When a piece of equipment breaks in a science lab, it can hold things up for hours. On a research ship 100 miles from port, delays could turn into highly expensive days.
Tracy Villareal was several weeks into a 27-day cruise aboard the R/V Cape Hatteras when a part broke on a critical instrument. Fortunately, the ship’s engineer soldered the delicate metal tube back together.
Villareal, professor in the department of marine science, served as chief scientist on a research cruise to characterize effects of the Deepwater Horizon oil spill on Gulf of Mexico biogeochemistry. The scientists measured nutrients, pH and oxygen using real-time data from sensors lowered into the water. Additional lab tests on water samples served to calibrate and verify that real-time data.
Data indicate that a significant quantity of oil remains in the Gulf, Villareal says, but it has been changed by physical and chemical processes into a form most people wouldn't recognize as oil. What can be clearly seen is evidence of where the oil caused localized changes in nutrients, oxygen and pH in deep waters.

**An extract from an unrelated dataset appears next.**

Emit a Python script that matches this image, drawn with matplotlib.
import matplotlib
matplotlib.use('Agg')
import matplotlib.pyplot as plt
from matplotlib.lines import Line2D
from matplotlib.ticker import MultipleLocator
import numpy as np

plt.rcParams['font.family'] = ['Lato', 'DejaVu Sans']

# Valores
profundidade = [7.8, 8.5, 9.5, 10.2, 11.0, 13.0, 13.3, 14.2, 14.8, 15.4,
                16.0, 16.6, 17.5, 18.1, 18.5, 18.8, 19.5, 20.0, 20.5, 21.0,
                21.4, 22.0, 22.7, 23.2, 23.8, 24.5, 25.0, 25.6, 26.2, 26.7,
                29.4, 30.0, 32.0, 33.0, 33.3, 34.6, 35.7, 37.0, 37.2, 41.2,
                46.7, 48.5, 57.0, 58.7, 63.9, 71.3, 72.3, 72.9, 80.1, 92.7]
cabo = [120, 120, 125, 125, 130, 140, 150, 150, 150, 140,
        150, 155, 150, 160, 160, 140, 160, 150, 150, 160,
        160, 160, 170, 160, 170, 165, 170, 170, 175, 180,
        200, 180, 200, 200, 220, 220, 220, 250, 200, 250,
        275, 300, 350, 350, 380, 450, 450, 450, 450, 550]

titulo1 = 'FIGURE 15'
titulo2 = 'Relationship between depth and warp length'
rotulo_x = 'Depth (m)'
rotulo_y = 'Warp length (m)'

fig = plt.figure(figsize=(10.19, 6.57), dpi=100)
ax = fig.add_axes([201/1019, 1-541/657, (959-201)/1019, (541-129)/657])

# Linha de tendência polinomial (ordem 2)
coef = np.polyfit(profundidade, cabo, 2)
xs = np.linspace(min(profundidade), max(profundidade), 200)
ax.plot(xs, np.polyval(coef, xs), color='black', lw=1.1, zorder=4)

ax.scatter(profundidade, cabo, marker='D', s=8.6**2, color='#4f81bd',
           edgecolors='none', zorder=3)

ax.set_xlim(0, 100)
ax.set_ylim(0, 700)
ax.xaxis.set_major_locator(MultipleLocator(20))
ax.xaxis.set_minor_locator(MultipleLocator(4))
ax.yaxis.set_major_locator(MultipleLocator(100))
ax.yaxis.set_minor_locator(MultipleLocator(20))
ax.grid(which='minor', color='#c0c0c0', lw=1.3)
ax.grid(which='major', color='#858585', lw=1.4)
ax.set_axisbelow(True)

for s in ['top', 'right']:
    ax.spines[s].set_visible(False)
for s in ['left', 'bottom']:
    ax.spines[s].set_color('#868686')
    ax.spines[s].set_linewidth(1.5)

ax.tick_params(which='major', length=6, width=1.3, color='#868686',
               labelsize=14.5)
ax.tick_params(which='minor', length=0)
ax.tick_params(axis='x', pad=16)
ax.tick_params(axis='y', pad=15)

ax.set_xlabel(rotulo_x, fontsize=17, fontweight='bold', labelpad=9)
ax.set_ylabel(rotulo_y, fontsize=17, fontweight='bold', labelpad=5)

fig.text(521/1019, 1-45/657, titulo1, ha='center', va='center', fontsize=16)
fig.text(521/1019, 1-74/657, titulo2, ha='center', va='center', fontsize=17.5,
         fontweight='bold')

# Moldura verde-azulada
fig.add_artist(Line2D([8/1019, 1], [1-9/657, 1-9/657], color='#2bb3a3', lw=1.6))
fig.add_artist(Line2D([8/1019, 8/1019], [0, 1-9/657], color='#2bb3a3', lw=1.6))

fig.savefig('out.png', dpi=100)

Besides the usual challenges of basic research, scientists at sea face the possibility of equipment breaking, inadequate or wrong equipment, and lack of access to replacement equipment, parts and other supplies.
“You have to build in a lot of redundancy,” Villareal says. “If you plan to run 30 samples, bring enough chemicals for 150. Out in the middle of the ocean three days from port, you don’t have the option of getting more.”
Weather adds uncertainty to the equation. “If suddenly a gale blows up, 40 knot winds and 20 foot seas, you can’t work,” Villareal points out. “With chemicals, electrical equipment, breakable glass, sharp metal edges and moving surfaces, it becomes too dangerous to put instruments over the side or handle things in the lab.”
Improvisation can save the day, but scientists must then deal with how their improvising might modify data. That requires thorough understanding of the systems used, what is being measured and how.
Personalities can be even more unpredictable than weather. On land, scientists seldom spend 24 hours a day together for weeks at a time, as they do at sea.
“Things that seem funny at first can become incredibly aggravating after two weeks,” says Villareal. “A tough situation can pull people together or do the opposite.” He finds it helpful to be extremely polite.
“Relationships have gone bad at sea and twenty years later, no one has any idea why anymore. It’s bizarre and hard to explain to someone who hasn’t been at sea, but it’s true.”
After 20 years of working at sea, though, Villareal still finds it fun. “Even if the weather really rots and you can’t get a lot of work done, most oceanographers like being at sea. That’s where our interest is and our hearts lie. The blue out there is like nothing else.”